Born in New York on June 24, 1935, Margie McNally worked as a model before meeting her future husband. He proposed to her after their first date, and they were married in 1963.
Her husband, a former Hollywood publicist, made his fortune publishing Hot Rod, Motor Trend and other magazines. In 1994 the Petersens donated $5 million for the Los Angeles County Museum of Natural History to buy the old Ohrbach’s department store building at the corner of Wilshire Boulevard and Fairfax Avenue so it could house the museum’s collection of vintage cars and motorcycles.

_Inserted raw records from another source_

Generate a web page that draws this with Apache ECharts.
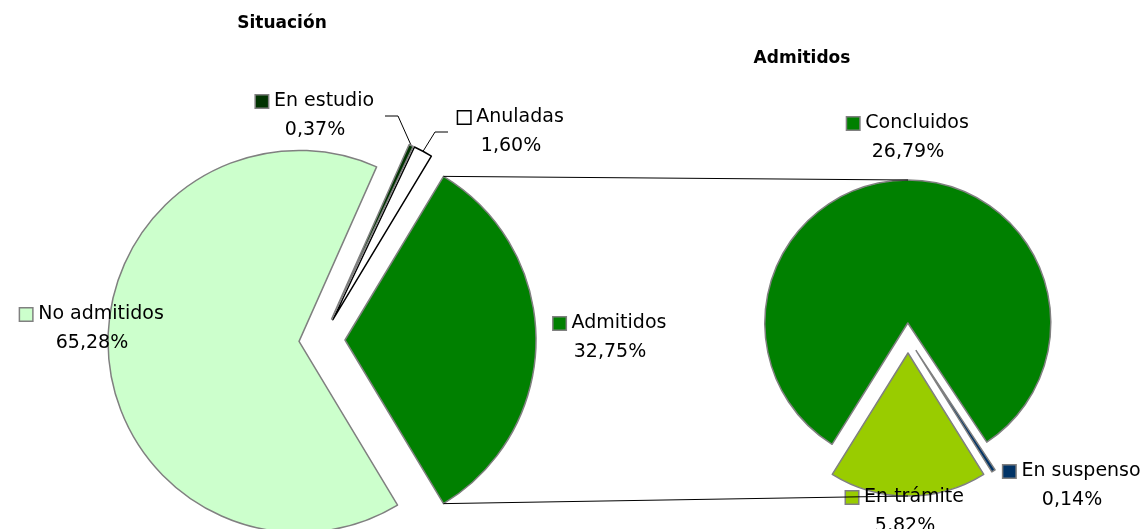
<!DOCTYPE html>
<html>
<head>
<meta charset="utf-8">
<script src="https://cdn.jsdelivr.net/npm/echarts@6/dist/echarts.min.js"></script>
<style>
  html, body { margin: 0; padding: 0; background: #fff; }
  #chart { width: 1142px; height: 529px; }
</style>
</head>
<body>
<div id="chart"></div>
<script>
// datos (orden de dibujo, sentido antihorario)
const situacionNombres = ['Admitidos', 'Anuladas', 'En estudio', 'No admitidos'];
const situacionValores = [32.75, 1.60, 0.37, 65.28];
const admitidosNombres = ['Concluidos', 'En trámite', 'En suspenso'];
const admitidosValores = [26.79, 5.82, 0.14];

// estilos
const situacionColores = ['#008000', '#ffffff', '#003300', '#ccffcc'];
const situacionBordes = ['#808080', '#000000', '#808080', '#808080'];
const admitidosColores = ['#008000', '#99cc00', '#003366'];
const admitidosBordes = ['#808080', '#808080', '#808080'];

// posiciones de etiquetas (centro del bloque)
const situacionEtiquetas = [[610, 338], [511, 132], [315, 116], [92, 329]];
const admitidosEtiquetas = [[908, 138], [905, 512], [1072, 486]];
// codos de las guías
const situacionGuias = [null, [[435, 132], [448, 132]], [[398, 116], [385, 116]], null];

const FONT = 'DejaVu Sans';
const izq = { cx: 322, cy: 340, r: 191, off: 23 };
const der = { cx: 908, cy: 338, r: 143, off: 15 };

const chart = echarts.init(document.getElementById('chart'));

const sum = a => a.reduce((s, v) => s + v, 0);
const pct = v => v.toFixed(2).replace('.', ',') + '%';

// un pie por sector, desplazado en la dirección de su ángulo medio (efecto "explotado")
function sectores(nombres, valores, colores, bordes, geo, startAngle, etiquetas, guias) {
  const tot = sum(valores);
  let acum = 0;
  return valores.map((val, k) => {
    const medio = (startAngle + (acum + val / 2) * 360 / tot) * Math.PI / 180;
    acum += val;
    const rich = {
      k: { width: 12, height: 12, backgroundColor: colores[k], borderColor: bordes[k], borderWidth: 1.5 },
      n: { fontFamily: FONT, fontSize: 19, color: '#000', align: 'center', lineHeight: 29 },
      v: { fontFamily: FONT, fontSize: 19, color: '#000', align: 'center', lineHeight: 29 }
    };
    return {
      type: 'pie',
      center: [geo.cx + geo.off * Math.cos(medio), geo.cy - geo.off * Math.sin(medio)],
      radius: [0, geo.r],
      startAngle: startAngle,
      clockwise: false,
      avoidLabelOverlap: false,
      animation: false,
      silent: true,
      emphasis: { disabled: true },
      label: {
        show: true,
        position: 'outside',
        formatter: p => '{k|}{n| ' + p.name + '}\n{v|' + pct(p.value) + '}',
        rich: rich
      },
      labelLine: { show: !!(guias && guias[k]), length: 5, length2: 5, smooth: false, lineStyle: { color: '#000', width: 1 } },
      labelLayout: p => {
        if (p.dataIndex !== k) return {};
        const res = { x: etiquetas[k][0], y: etiquetas[k][1], align: 'center', verticalAlign: 'middle' };
        if (guias && guias[k] && p.labelLinePoints) {
          res.labelLinePoints = [p.labelLinePoints[0], guias[k][0], guias[k][1]];
        }
        return res;
      },
      data: nombres.map((n, i) => i === k ? {
        name: n, value: valores[i],
        itemStyle: { color: colores[i], borderColor: bordes[i], borderWidth: 1.5 }
      } : {
        name: n, value: valores[i],
        itemStyle: { color: 'rgba(0,0,0,0)', borderWidth: 0 },
        label: { show: false }, labelLine: { show: false }
      })
    };
  });
}

// ángulos: el sector "Admitidos" centrado a la derecha, "En trámite" centrado abajo
const totIzq = sum(situacionValores);
const startIzq = 360 - 180 * situacionValores[0] / totIzq;
const totDer = sum(admitidosValores);
const startDer = 270 + 360 * (admitidosValores[1] / 2 + admitidosValores[2]) / totDer;

// líneas de unión entre ambos gráficos
const medio = 180 * situacionValores[0] / totIzq * Math.PI / 180;
const ax = izq.cx + izq.off + izq.r * Math.cos(medio);
const ayTop = izq.cy - izq.r * Math.sin(medio);
const ayBot = izq.cy + izq.r * Math.sin(medio);
const bx = der.cx;
const byTop = der.cy - der.off - der.r;
const byBot = der.cy + der.off + der.r;

chart.setOption({
  backgroundColor: '#fff',
  title: [
    { text: 'Situación', left: 282, top: 15, textAlign: 'center', padding: 0,
      textStyle: { fontFamily: FONT, fontSize: 17, fontWeight: 'bold', color: '#000' } },
    { text: 'Admitidos', left: 802, top: 50, textAlign: 'center', padding: 0,
      textStyle: { fontFamily: FONT, fontSize: 17, fontWeight: 'bold', color: '#000' } }
  ],
  graphic: [
    { type: 'line', z: 100, shape: { x1: ax, y1: ayTop, x2: bx, y2: byTop }, style: { stroke: '#000', lineWidth: 1 } },
    { type: 'line', z: 100, shape: { x1: ax, y1: ayBot, x2: bx, y2: byBot }, style: { stroke: '#000', lineWidth: 1 } }
  ],
  series: [].concat(
    sectores(situacionNombres, situacionValores, situacionColores, situacionBordes, izq, startIzq, situacionEtiquetas, situacionGuias),
    sectores(admitidosNombres, admitidosValores, admitidosColores, admitidosBordes, der, startDer, admitidosEtiquetas, null)
  )
});
</script>
</body>
</html>
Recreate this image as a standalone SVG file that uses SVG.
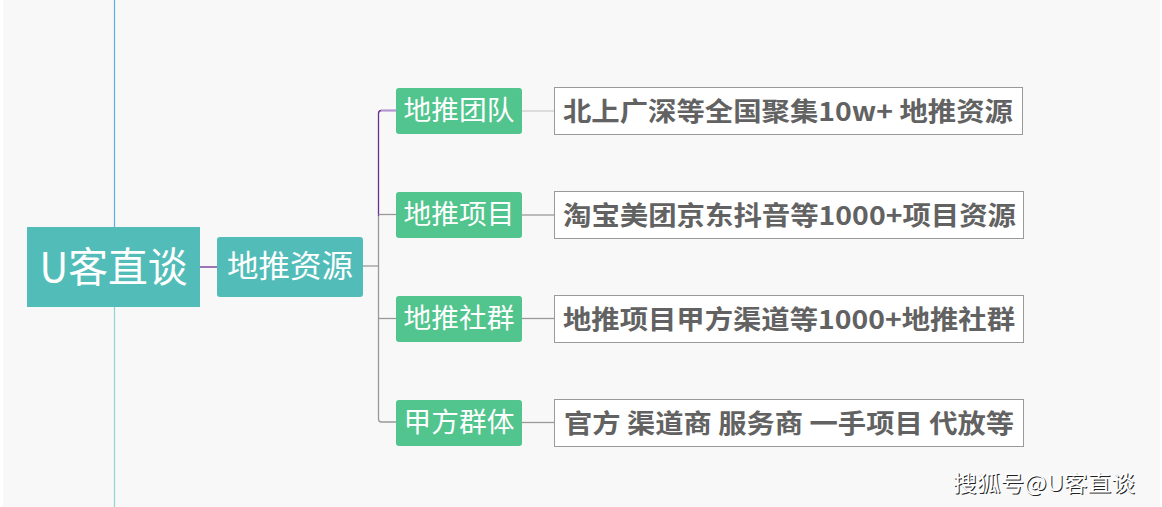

The couple later gave large sums to support the Petersen Automotive Museum, including $25 million in 2000 to create a nonprofit foundation to care for the collection. Earlier this year, Margie Petersen made a gift through the Margie and Robert E. Petersen Foundation to the museum that totaled $100 million and comprised 135 cars, the building itself and cash.
Among the other Los Angeles institutions that benefited from the Petersens’ philanthropy were the Music Center, the L.A. County Museum of Art, Children’s Hospital and Cedars-Sinai Medical Center, as well as St. John’s Health Center in Santa Monica and the Boys and Girls Clubs of Hollywood.
Margie Petersen also ran Scandia restaurant on the Sunset Strip from 1978 to 1985.
The couple suffered a tragic blow in 1975 when their sons Bob, 10, and Ritchie, 9, died in an airplane crash. Flying to Colorado for a Christmas skiing vacation, Petersen and her husband were passengers in one small plane and their sons in another. The pilot of the plane carrying the boys was unable to avoid bad weather and crashed in the Rocky Mountains.
Petersen, whose husband died in 2007 at 80, has no immediate survivors.